Et maintenant ? Johnson a plus ou moins promis de régulariser 500 000 clandestins présents depuis plus de cinq ans au Royaume-Uni. Celui qu’une certaine droite présente comme un patriote, ce qui a amené Robinson à rejoindre récemment les Tories, mais que même Rivarol ose qualifier de « globaliste », n’est évidemment qu’un remarquable opportuniste qui a réussi à devenir premier ministre en faisant un pari gagnant. Il n’est pas sans talent mais il ne sauvera pas le Royaume-Uni sur le plan identitaire. Lui qui se présente comme un nouveau Churchill a trahi bien sûr le souhait que ce dernier avait exprimé et que j’ai évoqué au tout début de cet article.

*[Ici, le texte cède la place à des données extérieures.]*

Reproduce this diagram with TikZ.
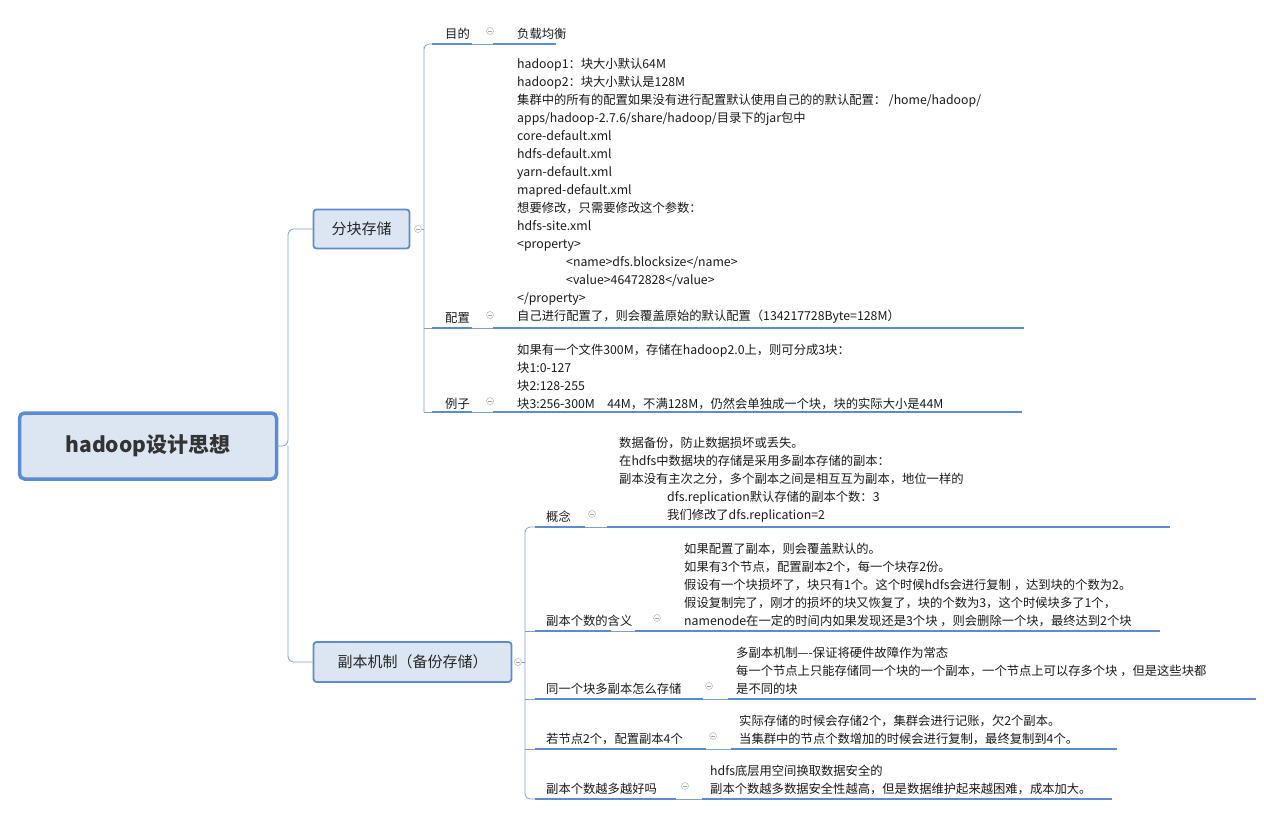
\documentclass[tikz,border=0pt]{standalone}
\usepackage{fontspec}
\setmainfont{Noto Sans CJK SC}
\definecolor{lineblue}{HTML}{5B8BD0}
\definecolor{boxfill}{HTML}{DCE6F2}
\definecolor{thin}{HTML}{7FA0CC}
\definecolor{txt}{HTML}{1A1A1A}
\tikzset{
  every node/.style={inner sep=0pt,text=txt,font=\fontsize{12.3}{18}\selectfont},
  lab/.style={anchor=south west},
  cont/.style={anchor=south west,align=left},
  uline/.style={draw=lineblue,line width=2.6pt},
  tline/.style={draw=thin,line width=0.8pt},
  fold/.style={circle,draw=gray!60,minimum size=7pt,inner sep=0pt,line width=0.5pt,
     path picture={\draw[gray!70,line width=0.5pt] ([xshift=-2pt]path picture bounding box.center)--([xshift=2pt]path picture bounding box.center);}},
  mainbox/.style={draw=lineblue,fill=boxfill,rounded corners=3pt,line width=1.8pt,
     font=\fontsize{15}{18}\selectfont,text=black!85}
}
\begin{document}
\begin{tikzpicture}[x=1pt,y=-1pt]
\useasboundingbox (0,0) rectangle (1264,816);
% root
\node[draw=lineblue,fill=boxfill,rounded corners=5pt,line width=3.5pt,minimum width=257pt,minimum height=66pt,
  font=\fontsize{21}{24}\selectfont\bfseries,text=black!80] (root) at (148,446) {hadoop设计思想};
\node[mainbox,minimum width=96pt,minimum height=39pt] (n1) at (361.5,229) {分块存储};
\node[mainbox,minimum width=198pt,minimum height=40pt] (n2) at (412.5,662) {副本机制（备份存储）};
\node[fold] (f1) at (418,229) {};
\node[fold] (f2) at (518,662) {};
\coordinate (j) at (288,446);
\draw[tline,rounded corners=6pt] (root.east) -- (j) |- (n1.west);
\draw[tline,rounded corners=6pt] (j) |- (n2.west);
% branch 1
\draw[tline,rounded corners=5pt] (f1.east) -- (424,229);
\draw[tline,rounded corners=5pt] (424,412) -- (424,52) |- (432,44);
\draw[tline] (f2.east) -- (525,662);
\draw[tline,rounded corners=5pt] (525,790) -- (525,535) |- (535,527);
\draw[tline,rounded corners=5pt] (525,790) |- (535,799);
\foreach \y in {328,412}{\draw[tline] (424,\y) -- (432,\y);}
\foreach \y in {631,699,749}{\draw[tline] (525,\y) -- (535,\y);}

% 目的
\node[lab] (l1) at (445,40) {目的};
\node[fold] (c1) at (490,31) {};
\node[cont] (t1) at (517,40) {负载均衡};
\draw[uline] (432,44) -- (472,44); \draw[tline] (472,44)--(493,44); \draw[uline] (493,44) -- (556,44);
% 配置
\node[lab] (l2) at (445,324) {配置};
\node[fold] (c2) at (490,315) {};
\node[cont] (t2) at (517,324) {hadoop1：块大小默认64M\\
hadoop2：块大小默认是128M\\
集群中的所有的配置如果没有进行配置默认使用自己的的默认配置：  /home/hadoop/\\
apps/hadoop-2.7.6/share/hadoop/目录下的jar包中\\
core-default.xml\\
hdfs-default.xml\\
yarn-default.xml\\
mapred-default.xml\\
想要修改，只需要修改这个参数：\\
hdfs-site.xml\\
<property>\\
\hspace*{49pt}<name>dfs.blocksize</name>\\
\hspace*{49pt}<value>46472828</value>\\
</property>\\
自己进行配置了，则会覆盖原始的默认配置（134217728Byte=128M）};
\draw[uline] (432,328) -- (472,328); \draw[tline] (472,328)--(493,328); \draw[uline] (493,328) -- (1024,328);
% 例子
\node[lab] (l3) at (445,410) {例子};
\node[fold] (c3) at (490,401) {};
\node[cont] (t3) at (517,410) {如果有一个文件300M，存储在hadoop2.0上，则可分成3块：\\
块1:0-127\\
块2:128-255\\
块3:256-300M\quad 44M，不满128M，仍然会单独成一个块，块的实际大小是44M};
\draw[uline] (432,412) -- (472,412); \draw[tline] (472,412)--(493,412); \draw[uline] (493,412) -- (1022,412);

% 概念
\node[lab] (m1) at (546,523) {概念};
\node[fold] (d1) at (592,514) {};
\node[cont] (u1) at (619,523) {数据备份，防止数据损坏或丢失。\\
在hdfs中数据块的存储是采用多副本存储的副本：\\
副本没有主次之分，多个副本之间是相互互为副本，地位一样的\\
\hspace*{48pt}dfs.replication默认存储的副本个数：3\\
\hspace*{48pt}我们修改了dfs.replication=2};
\draw[uline] (535,527) -- (585,527); \draw[tline] (585,527)--(607,527); \draw[uline] (607,527) -- (1170,527);
% 含义
\node[lab] (m2) at (546,627) {副本个数的含义};
\node[fold] (d2) at (657,618) {};
\node[cont] (u2) at (684,627) {如果配置了副本，则会覆盖默认的。\\
如果有3个节点，配置副本2个，每一个块存2份。\\
假设有一个块损坏了，块只有1个。这个时候hdfs会进行复制 ，达到块的个数为2。\\
假设复制完了，刚才的损坏的块又恢复了，块的个数为3，这个时候块多了1个，\\
namenode在一定的时间内如果发现还是3个块 ，则会删除一个块，最终达到2个块};
\draw[uline] (535,631) -- (611,631); \draw[tline] (611,631)--(635,631); \draw[uline] (635,631) -- (1160,631);
% 同一个块
\node[lab] (m3) at (546,695) {同一个块多副本怎么存储};
\node[fold] (d3) at (709,686) {};
\node[cont] (u3) at (736,695) {多副本机制----保证将硬件故障作为常态\\
每一个节点上只能存储同一个块的一个副本，一个节点上可以存多个块 ，但是这些块都\\
是不同的块};
\draw[uline] (535,699) -- (703,699); \draw[tline] (703,699)--(728,699); \draw[uline] (728,699) -- (1256,699);
% 若节点
\node[lab] (m4) at (546,745) {若节点2个，配置副本4个};
\node[fold] (d4) at (713,736) {};
\node[cont] (u4) at (739,745) {实际存储的时候会存储2个，集群会进行记账，欠2个副本。\\
当集群中的节点个数增加的时候会进行复制，最终复制到4个。};
\draw[uline] (535,749) -- (706,749); \draw[tline] (706,749)--(731,749); \draw[uline] (731,749) -- (1117,749);
% 越多越好
\node[lab] (m5) at (546,795) {副本个数越多越好吗};
\node[fold] (d5) at (685,786) {};
\node[cont] (u5) at (710,795) {hdfs底层用空间换取数据安全的\\
副本个数越多数据安全性越高，但是数据维护起来越困难，成本加大。};
\draw[uline] (535,799) -- (676,799); \draw[tline] (676,799)--(702,799); \draw[uline] (702,799) -- (1112,799);
\end{tikzpicture}
\end{document}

Les flux intra-européens vont se réduire en raison des tracasseries administratives, tandis que les flux post-coloniaux se renforceront.

C’est bien à un brexit globaliste que nous allons assister, et l’indépendance prétendue ne sera qu’un renforcement de la vassalité atlantiste. Certes sur le plan économique, ce sera un brexit très mou et surtout symbolique. Il ne devrait donc pas y avoir de conséquences dramatiques et d’ailleurs la presse européenne ne semble plus du tout inquiète, surtout qu’un accord véritable de mise en œuvre mettra plusieurs années à voir le jour. Les électeurs voulaient une identité britannique restaurée et ils auront une aliénation renforcée.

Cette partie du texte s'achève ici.